I'm not sure about how likely it is I'll continue working with students past this 2-month program, because it does take up a chunk of time (that's made worse by trying to wrangle schedules), but I'm considering what to do for the future. If anyone's interested in also mentoring students with an interest in longterm risks from AI, please let me know, since I think there's interest! It's a decently low time commitment (30m/student or group of students) once you've got everything sorted. However, I am doing it for the benefit of the students, rather than with the expectation of getting help on my work, so it's more of a volunteer role.
I am of the belief that counterfactuals are socially constructed to an extent and so it might be useful for someone from a social science background to investigate this - at least if you think there's value in MIRI's research agenda.
The comment about counterfactuals makes me think about computational cognitive scientist Tobias Gerstenberg's research (https://cicl.stanford.edu), where his research focuses a lot on counterfactual reasoning in the physical domain, but he also has work in the social domain.

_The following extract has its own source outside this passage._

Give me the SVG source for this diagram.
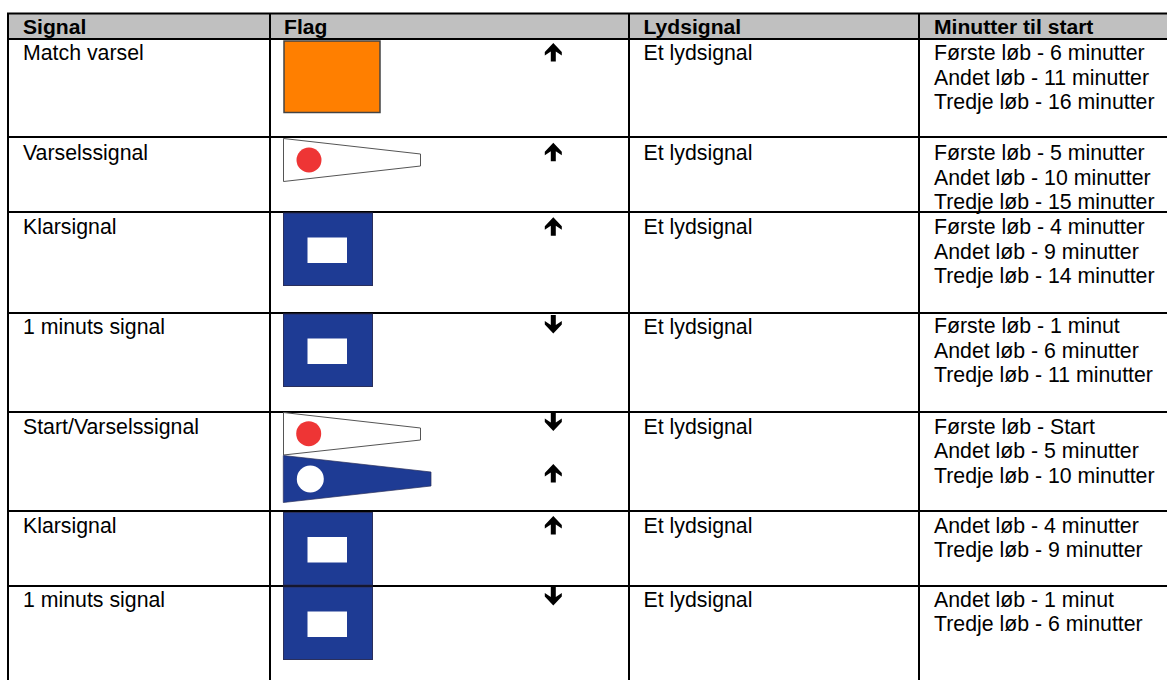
<svg xmlns="http://www.w3.org/2000/svg" width="1167" height="680" viewBox="0 0 1167 680">
<style>
text{font-family:"Liberation Sans",Arial,sans-serif;font-size:21.300px;fill:#000}
.h{font-weight:bold;font-size:21.100px}
.l{stroke:#000;stroke-width:2;fill:none}
.blue{fill:#1e3b94;stroke:#2a2f5c;stroke-width:1}
.win{fill:#fff}
.pw{fill:#fff;stroke:#555;stroke-width:1}
</style>
<defs>
<path id="up" d="M0 0L8.500 9L8.500 12.500L2.500 8.500L2.500 18.500L-2.500 18.500L-2.500 8.500L-8.500 12.500L-8.500 9Z" fill="#000"/>
<path id="down" d="M0 18.500L8.500 9.500L8.500 6L2.500 10L2.500 0L-2.500 0L-2.500 10L-8.500 6L-8.500 9.500Z" fill="#000"/>
<g id="blueflag"><rect class="blue" x="283.500" y="0" width="89" height="72.500"/><rect class="win" x="307.500" y="24.500" width="39.500" height="25.500"/></g>
</defs>
<rect x="8" y="13" width="1159" height="26" fill="#c0c0c0"/>
<g id="connectors">
<path class="l" d="M7 13.500H1167M7 39H1167M7 137H1167M7 212H1167M7 313H1167M7 412H1167M7 511H1167M7 586H1167M8 13V680M270 13V680M629 13V680M919 13V680"/>
</g>
<g id="header">
<text class="h" x="23" y="33.500">Signal</text><text class="h" x="284" y="33.500">Flag</text><text class="h" x="643.500" y="33.500">Lydsignal</text><text class="h" x="934" y="33.500">Minutter til start</text>
</g>
<g id="row1">
<text x="23" y="59.500">Match varsel</text>
<rect x="284" y="41" width="96" height="71.500" fill="#ff7f00" stroke="#444" stroke-width="1.500"/>
<use href="#up" x="553.300" y="43"/>
<text x="643.500" y="59.500">Et lydsignal</text>
<text x="934" y="59.500">Første løb - 6 minutter</text><text x="934" y="84.500">Andet løb - 11 minutter</text><text x="934" y="108.500">Tredje løb - 16 minutter</text>
</g>
<g id="row2">
<text x="23" y="159.500">Varselssignal</text>
<path class="pw" d="M283.500 138.500L420.500 154V166L283.500 181.500Z"/>
<circle cx="309" cy="160" r="12.500" fill="#ee3535"/>
<use href="#up" x="553.300" y="142.700"/>
<text x="643.500" y="159.500">Et lydsignal</text>
<text x="934" y="159.500">Første løb - 5 minutter</text><text x="934" y="184.500">Andet løb - 10 minutter</text><text x="934" y="208.500">Tredje løb - 15 minutter</text>
</g>
<g id="row3">
<text x="23" y="233.500">Klarsignal</text>
<use href="#blueflag" y="213"/>
<use href="#up" x="553.300" y="217.300"/>
<text x="643.500" y="233.500">Et lydsignal</text>
<text x="934" y="233.500">Første løb - 4 minutter</text><text x="934" y="258.500">Andet løb - 9 minutter</text><text x="934" y="283">Tredje løb - 14 minutter</text>
</g>
<g id="row4">
<text x="23" y="333.500">1 minuts signal</text>
<use href="#blueflag" y="314"/>
<use href="#down" x="553.300" y="315"/>
<text x="643.500" y="333.500">Et lydsignal</text>
<text x="934" y="333">Første løb - 1 minut</text><text x="934" y="358">Andet løb - 6 minutter</text><text x="934" y="382">Tredje løb - 11 minutter</text>
</g>
<g id="row5">
<text x="23" y="433.500">Start/Varselssignal</text>
<path class="pw" d="M283.500 412.500L420.500 428V440L283.500 455Z"/>
<circle cx="308.700" cy="433.700" r="12.500" fill="#ee3535"/>
<path d="M283.300 455.500L431 472V486L283.300 502.500Z" fill="#1e3b94" stroke="#2a2f5c" stroke-width="0.700"/>
<circle cx="310.300" cy="479" r="13.500" fill="#fff"/>
<use href="#down" x="553.300" y="412.500"/>
<use href="#up" x="553.300" y="464"/>
<text x="643.500" y="433.500">Et lydsignal</text>
<text x="934" y="433.500">Første løb - Start</text><text x="934" y="457.500">Andet løb - 5 minutter</text><text x="934" y="482.500">Tredje løb - 10 minutter</text>
</g>
<g id="row6">
<text x="23" y="532.500">Klarsignal</text>
<use href="#blueflag" y="512.500"/>
<use href="#up" x="553.300" y="516"/>
<text x="643.500" y="532.500">Et lydsignal</text>
<text x="934" y="532.500">Andet løb - 4 minutter</text><text x="934" y="556.500">Tredje løb - 9 minutter</text>
</g>
<g id="row7">
<text x="23" y="606.500">1 minuts signal</text>
<use href="#blueflag" y="587"/>
<use href="#down" x="553.300" y="587"/>
<text x="643.500" y="606.500">Et lydsignal</text>
<text x="934" y="606.500">Andet løb - 1 minut</text><text x="934" y="630.500">Tredje løb - 6 minutter</text>
</g>
</svg>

I confess to only a surface-level understanding of MIRI's research agenda, so I'm not quite able to connect my understanding of counterfactual reasoning in the social domain to a concrete research question within MIRI's agenda. I'd be happy to hear more though if you had more detail!
I've written a post on this topic here - https://www.lesswrong.com/posts/9rtWTHsPAf2mLKizi/counterfactuals-as-a-matter-of-social-convention.
BTW, I should be clear that my opinions on this topic aren't necessarily a mainstream position.